Taking a petition to Downing Street is no guarantee of instant results, of course. But it is an effective way to highlight a campaign and put pressure on our prime minister and the government to do more. The excitement on the day is palpable. It doesn’t sound like much – travelling halfway across London to knock on the door of someone that you know isn’t home (that day, the newspapers were full of pictures of Rishi Sunak at the G7 in Japan) – but as our tube pulls into Westminster, I feel a rush of adrenaline.
Oxfam had arranged for a photographer to come on the trip with us. We took a lot of pictures before delivering the petition, held up a cloth banner that said “SOLIDARITY WITH EAST AFRICA” in bold red letters, and filmed a short video for Oxfam to broadcast across social media.
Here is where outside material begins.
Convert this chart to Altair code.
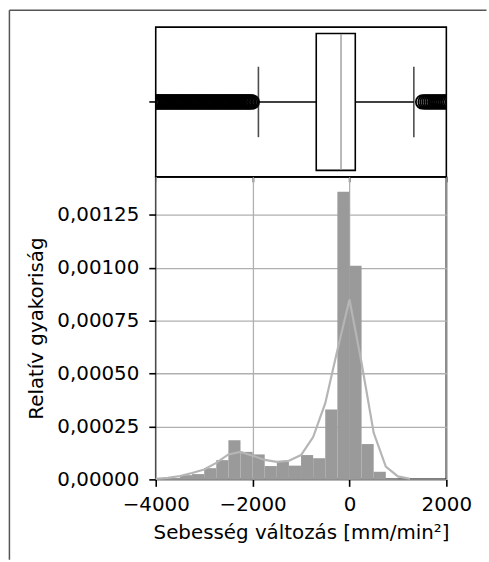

Then, just six of us stood outside the high black gates for a couple of minutes, waiting for the police to check our passports. Without them we wouldn’t be allowed in, and one of the officers, with the biggest guns I’ve ever seen in my life, would escort us out. But luckily Amario and myself both had the correct identification and we walked through security breezily.
This isn’t a day I’ll forget in a hurry. It was an honour and a real privilege to deliver the petition. Oxfam will continue to press for action and will be sharing the government’s official response and updates through its social media channels. For my part, I will continue to campaign on this cause, and hope that I can bring more attention to it through articles like this.